1. 4 light globe chandelier
2. Globe pendant
3. Wood drawer pull
4. Wood cabinet knob
5. Lippa chair
6. Flip clock
7. Vintage art from Simply Chi
8. Bar stool

Kitchen Before - Plan View

Formal dining rooms aren’t really our thing, so when we looked for houses, we were wanting a kitchen area that was big enough to fit my heirloom dining room table. This house had a formal dining room, but as it is tucked away in the corner of the house beside the kitchen, we thought it would make the perfect play room. Only problem is, the kitchen was too cramped to fit our big dining room table. Not to worry! I spent a little time putting all of the existing cabinets into autoCAD and rearranged them to better suit our furniture, moving the stove* to another wall in the process. I’m so excited to be able to utilize our existing cabinetry, which means less waste and more money to spend on other areas.

*We already have to run a gas line to our new gas stove, so moving the stove won’t be too difficult, providing the floor boards of the floor above the kitchen run horizontally to the exterior of the home, so we can easily tuck the stove vent in between the floor boards.

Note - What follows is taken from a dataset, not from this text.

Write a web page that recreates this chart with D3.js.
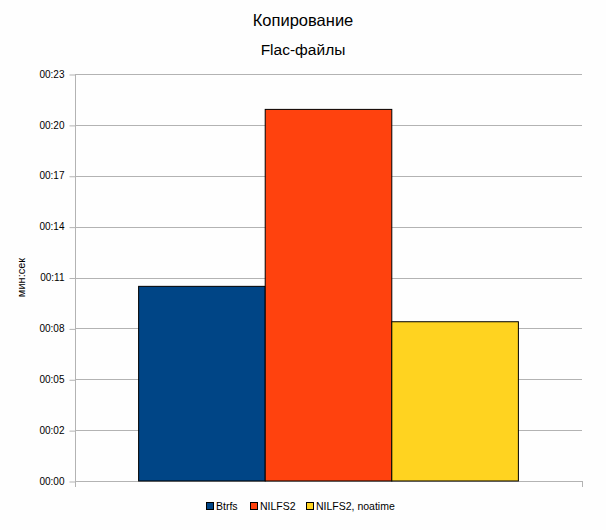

We’ll see about that when we move in!

Kitchen After - Plan View

In addition to making room for our table, moving the stove means the hood vent will no longer be competing with the kitchen window, which had previously made the space feel imbalanced. I’m a lover of symmetry, so the new window wall elevation is giving me all the feels! I’m also excited about removing the large cabinetry on the refrigerator wall, making way for a slimmer open shelving system, installed from floor to ceiling for storing glassware, serving dishes, and dry pantry goods stored in pretty glass jars.

I’ll still want a closed pantry area (which I’ve never actually had in a kitchen before), so I’ll be removed the cabinet around the corner in the kitchen which currently has a wet bar inside. We’ll be drywalling it in to make a real closet fitted with floor to ceiling shelves for uglier pantry items, like cereal boxes, canned goods, and all that jazz.

I have a few DIY projects up my sleeves for this space, and am excited to be sharing them with you this June and July over at A Beautiful Mess! Among them includes easy ways to make and instal floating shelves, how to instal a pantry wall like the one I’ve planned, and lots more! (I don’t want to ruin any surprises. Ha!)

Kitchen Elevation

It looks like a lot of white, but I think the heaviness of the floor-to-ceiling wooden shelves on the wall opposite of the window will really warm up the space. I love a balance of cozy, earthy wood tones with the bright, clean feeling of glossy white and shiny chrome. Of course, all the white will also provide a great background for an open shelf full of white, wood, and glass dishes I’ll be storing for every day use on the window wall.